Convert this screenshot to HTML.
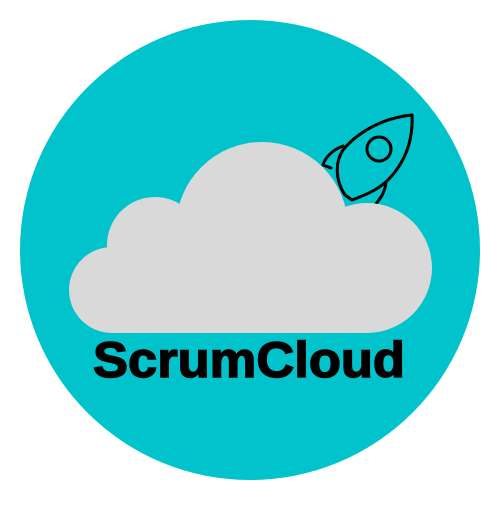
<!DOCTYPE html>
<html><head><style>html,body{margin:0;padding:0;background:#fff}</style></head>
<body>
<svg width="500" height="500" viewBox="0 0 500 500" xmlns="http://www.w3.org/2000/svg">
<circle cx="250" cy="250" r="230" fill="#00C3CC"/>
<g fill="none" stroke="#000" stroke-width="3" stroke-linejoin="round" stroke-linecap="round">
<path d="M412,115 C380,118 355,135 343,150 C335,162 335,180 345,195 L352,200 C368,194 383,188 395,172 C408,155 413,135 412,115 Z"/>
<path d="M343,146 C332,150 325,158 323,165 L331,168"/>
<path d="M386,182 C385,192 381,198 375,205"/>
<circle cx="379" cy="149" r="12"/>
</g>
<g fill="#D9D9D9">
<circle cx="262" cy="228" r="86"/>
<circle cx="155" cy="245" r="48"/>
<circle cx="112" cy="290" r="43"/>
<circle cx="367" cy="268" r="65"/>
<rect x="112" y="240" width="255" height="93"/>
</g>
<text x="93" y="377" font-family="Liberation Sans, sans-serif" font-weight="bold" font-size="50" textLength="312" lengthAdjust="spacingAndGlyphs" fill="#000" stroke="#000" stroke-width="1.5">ScrumCloud</text>
</svg>
</body></html>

__WORK TO BE COMPLETED__
Print the whole listing above once more, word for word, without its pictures.

__RESULT FOR THIS EXERCISE__
Convert this screenshot to HTML.
<!DOCTYPE html>
<html><head><style>html,body{margin:0;padding:0;background:#fff}</style></head>
<body>
<svg width="500" height="500" viewBox="0 0 500 500" xmlns="http://www.w3.org/2000/svg">
<circle cx="250" cy="250" r="230" fill="#00C3CC"/>
<g fill="none" stroke="#000" stroke-width="3" stroke-linejoin="round" stroke-linecap="round">
<path d="M412,115 C380,118 355,135 343,150 C335,162 335,180 345,195 L352,200 C368,194 383,188 395,172 C408,155 413,135 412,115 Z"/>
<path d="M343,146 C332,150 325,158 323,165 L331,168"/>
<path d="M386,182 C385,192 381,198 375,205"/>
<circle cx="379" cy="149" r="12"/>
</g>
<g fill="#D9D9D9">
<circle cx="262" cy="228" r="86"/>
<circle cx="155" cy="245" r="48"/>
<circle cx="112" cy="290" r="43"/>
<circle cx="367" cy="268" r="65"/>
<rect x="112" y="240" width="255" height="93"/>
</g>
<text x="93" y="377" font-family="Liberation Sans, sans-serif" font-weight="bold" font-size="50" textLength="312" lengthAdjust="spacingAndGlyphs" fill="#000" stroke="#000" stroke-width="1.5">ScrumCloud</text>
</svg>
</body></html>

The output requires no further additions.